By Jodi S. Balsam (Brooklyn Law School)
The Supreme Court in Alston held that the National Collegiate Athletic Association (NCAA) and its member conferences violated the antitrust laws by collectively restricting, in the name of amateurism, the education-related benefits offered to college athletes. While the Court accepted that NCAA amateurism serves consumers by offering a brand of athletic contests distinct from professional sports, it found the NCAA’s fluctuating and incoherent definition of amateurism insufficient to justify the breadth of its student-athlete compensation rules. As a result, student athletes will now have access to, for example, graduate or vocational school tuition, payments for academic tutoring, paid post-eligibility internships, and similar education-related benefits, as long as these benefits are not tantamount to a professional athlete’s salary.

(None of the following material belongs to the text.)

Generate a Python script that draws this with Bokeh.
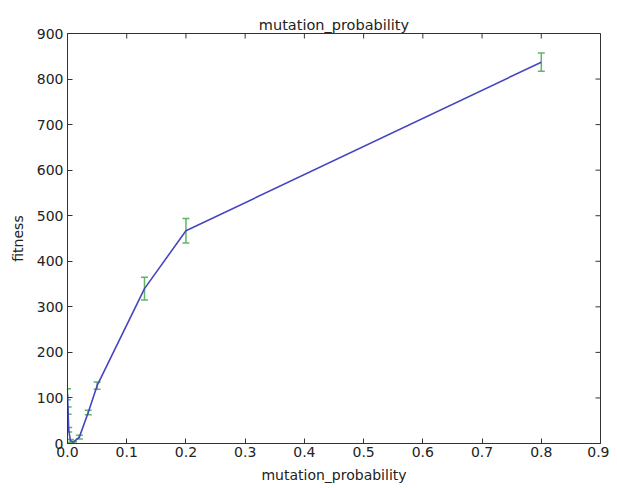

Despite this defeat for the NCAA joint venture, the Court recognized the value of joint ventures generally, and clarified the framework for evaluating their competitive impact. Specifically referring to sports leagues, the unanimous Alston Court warned the lower courts against reflexively condemning joint venture arrangements that are necessary to create a product and advised deference to the business judgments of venture participants. Mining that vein of thought, this essay identifies three significant take-aways for professional sports leagues from the Alston decision: (1) “quick look” review is generally not appropriate to summarily disapprove sports league coordinated conduct under the antitrust laws; (2) “rule of reason” antitrust analysis does not require sports leagues to structure their business in the “least restrictive” way; and (3) to the extent a professional sports league is more analogous to an individual college athletic conference, as opposed to the entire NCAA, member clubs may have more latitude to coordinate their conduct without violating the antitrust laws.